The solution to this attack is aborting the key exchange or freshly starting the algorithm if the incoming value is 1.

Another well-known active attack against Diffie-Hellman key exchange is the man-in-the-middle attack. Here, eve breaks the communication link between Alice and Bob. Afterwards, he communicates with Alice pretending to be Bob and with Bob pretending to be Alice. On each side, he participates in a copy of the Diffie-Hellman key exchange. After that, eve can decrypts any incoming message, and he may change it or without changing send to the other party after re-encrypting the information. As a consequence, eve can listen to the whole communication. Neither of the party can detect the man-in-the-middle attack, unless some external mean of authentication is used.

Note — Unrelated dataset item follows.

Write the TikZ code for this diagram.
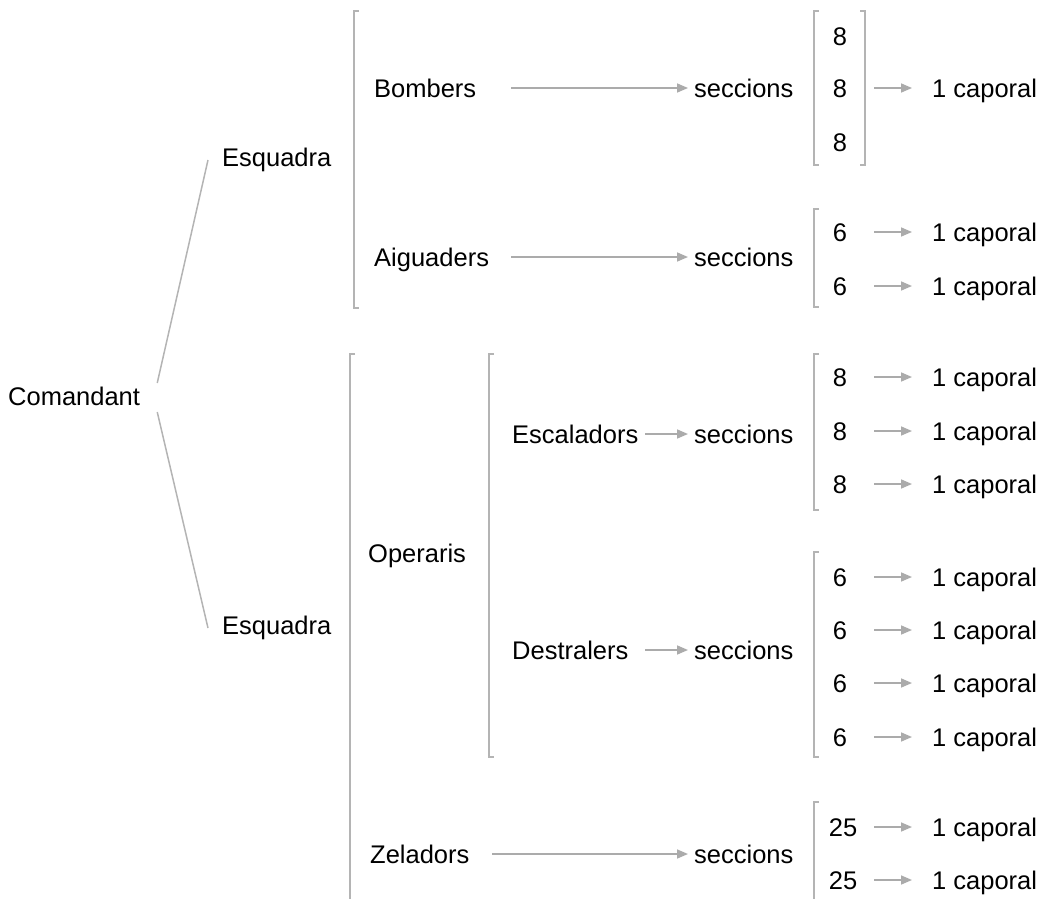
\documentclass[tikz,border=0pt]{standalone}
\usepackage{fontspec}
\setmainfont{Liberation Sans}
\usetikzlibrary{arrows.meta}
\definecolor{linegray}{HTML}{B4B4B4}
\definecolor{arrgray}{HTML}{ABABAB}
\tikzset{
  lbl/.style={anchor=west, inner sep=0pt, text height=18.3pt, text depth=0pt,
    font=\fontsize{25.5}{30}\selectfont},
  num/.style={anchor=center, inner sep=0pt, text height=18.3pt, text depth=0pt,
    font=\fontsize{25.5}{30}\selectfont},
  brk/.style={draw=linegray, line width=1.6pt},
  link/.style={draw=linegray, line width=1.5pt},
  arr/.style={draw=arrgray, line width=1.6pt, -{Triangle[length=11pt,width=9pt]}},
}
\begin{document}
\begin{tikzpicture}[x=1pt,y=-1pt]
\useasboundingbox (0,0) rectangle (1047,899);
% columns for arrow ends
\coordinate (bigA) at (511,0);
\coordinate (bigZ) at (492,0);
\coordinate (midA) at (645,0);
\coordinate (secE) at (688,0);
\coordinate (smA) at (874,0);
\coordinate (smE) at (912,0);

% left tree
\node[lbl] (cmd) at (8,396) {Comandant};
\node[lbl] (esq1) at (222,157) {Esquadra};
\node[lbl] (esq2) at (222,625) {Esquadra};
\draw[link] ([xshift=17pt,yshift=13pt]cmd.east) -- ([xshift=-14pt,yshift=-3pt]esq1.west);
\draw[link] ([xshift=17pt,yshift=-16pt]cmd.east) -- ([xshift=-14pt,yshift=-3pt]esq2.west);

% first esquadra bracket
\draw[brk] (359,11) -- (354,11) -- (354,308) -- (359,308);
\node[lbl] (bomb) at (374,88) {Bombers};
\node[lbl] (aigu) at (374,257) {Aiguaders};
\node[lbl] (sec1) at (694,88) {seccions};
\node[lbl] (sec2) at (694,257) {seccions};
\draw[arr] (bigA |- bomb) -- (secE |- sec1);
\draw[arr] (bigA |- aigu) -- (secE |- sec2);

% bombers sections
\draw[brk] (819,11) -- (814,11) -- (814,165) -- (819,165);
\draw[brk] (860,11) -- (865,11) -- (865,165) -- (860,165);
\node[num] (b1) at (840,36) {8};
\node[num] (b2) at (840,88) {8};
\node[num] (b3) at (840,142) {8};
\node[lbl] (bc) at (932,88) {1 caporal};
\draw[arr] (smA |- b2) -- (smE |- bc);

% aiguaders sections
\draw[brk] (819,209) -- (814,209) -- (814,307) -- (819,307);
\node[num] (a1) at (840,232) {6};
\node[num] (a2) at (840,286) {6};
\node[lbl] (ac1) at (932,232) {1 caporal};
\node[lbl] (ac2) at (932,286) {1 caporal};
\draw[arr] (smA |- a1) -- (smE |- ac1);
\draw[arr] (smA |- a2) -- (smE |- ac2);

% second esquadra bracket
\draw[brk] (355,354) -- (350,354) -- (350,900);
\node[lbl] (oper) at (368,553) {Operaris};
\draw[brk] (494,354) -- (489,354) -- (489,757) -- (494,757);
\node[lbl] (esca) at (512,434) {Escaladors};
\node[lbl] (dest) at (512,650) {Destralers};
\node[lbl] (sec3) at (694,434) {seccions};
\node[lbl] (sec4) at (694,650) {seccions};
\draw[arr] (midA |- esca) -- (secE |- sec3);
\draw[arr] (midA |- dest) -- (secE |- sec4);

% escaladors sections
\draw[brk] (819,354) -- (814,354) -- (814,510) -- (819,510);
\node[num] (e1) at (840,377) {8};
\node[num] (e2) at (840,431) {8};
\node[num] (e3) at (840,484) {8};
\node[lbl] (ec1) at (932,377) {1 caporal};
\node[lbl] (ec2) at (932,431) {1 caporal};
\node[lbl] (ec3) at (932,484) {1 caporal};
\draw[arr] (smA |- e1) -- (smE |- ec1);
\draw[arr] (smA |- e2) -- (smE |- ec2);
\draw[arr] (smA |- e3) -- (smE |- ec3);

% destralers sections
\draw[brk] (819,552) -- (814,552) -- (814,757) -- (819,757);
\node[num] (d1) at (840,577) {6};
\node[num] (d2) at (840,630) {6};
\node[num] (d3) at (840,683) {6};
\node[num] (d4) at (840,737) {6};
\node[lbl] (dc1) at (932,577) {1 caporal};
\node[lbl] (dc2) at (932,630) {1 caporal};
\node[lbl] (dc3) at (932,683) {1 caporal};
\node[lbl] (dc4) at (932,737) {1 caporal};
\draw[arr] (smA |- d1) -- (smE |- dc1);
\draw[arr] (smA |- d2) -- (smE |- dc2);
\draw[arr] (smA |- d3) -- (smE |- dc3);
\draw[arr] (smA |- d4) -- (smE |- dc4);

% zeladors
\node[lbl] (zel) at (370,854) {Zeladors};
\node[lbl] (sec5) at (694,854) {seccions};
\draw[arr] (bigZ |- zel) -- (secE |- sec5);
\draw[brk] (819,802) -- (814,802) -- (814,900);
\node[num] (z1) at (843,827) {25};
\node[num] (z2) at (843,880) {25};
\node[lbl] (zc1) at (932,827) {1 caporal};
\node[lbl] (zc2) at (932,880) {1 caporal};
\draw[arr] (smA |- z1) -- (smE |- zc1);
\draw[arr] (smA |- z2) -- (smE |- zc2);
\end{tikzpicture}
\end{document}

Due to the fact that Diffie-Hellman protocol is not resilient to man-in-the middle attacks, it is not used in its basic form in practice.

Remarks 

The Diffie-Hellman key exchange alone does not provide authentication of any kind. It only allows two parties to share a common secret. On a daily basis, individuals establish secure online communications with banks, e-commerce sites, email servers and the cloud. The Diffie-Hellman protocol protects daily internet communications and trillion of dollars in financial transactions. The idea of Public-Key cryptography was appeared in the paper “New Directions in Cryptography”, authored by diffie and hellman in 1976, which brought a revolution in the field of cryptography and that won them the prestigious “Turing award” in the year 2015.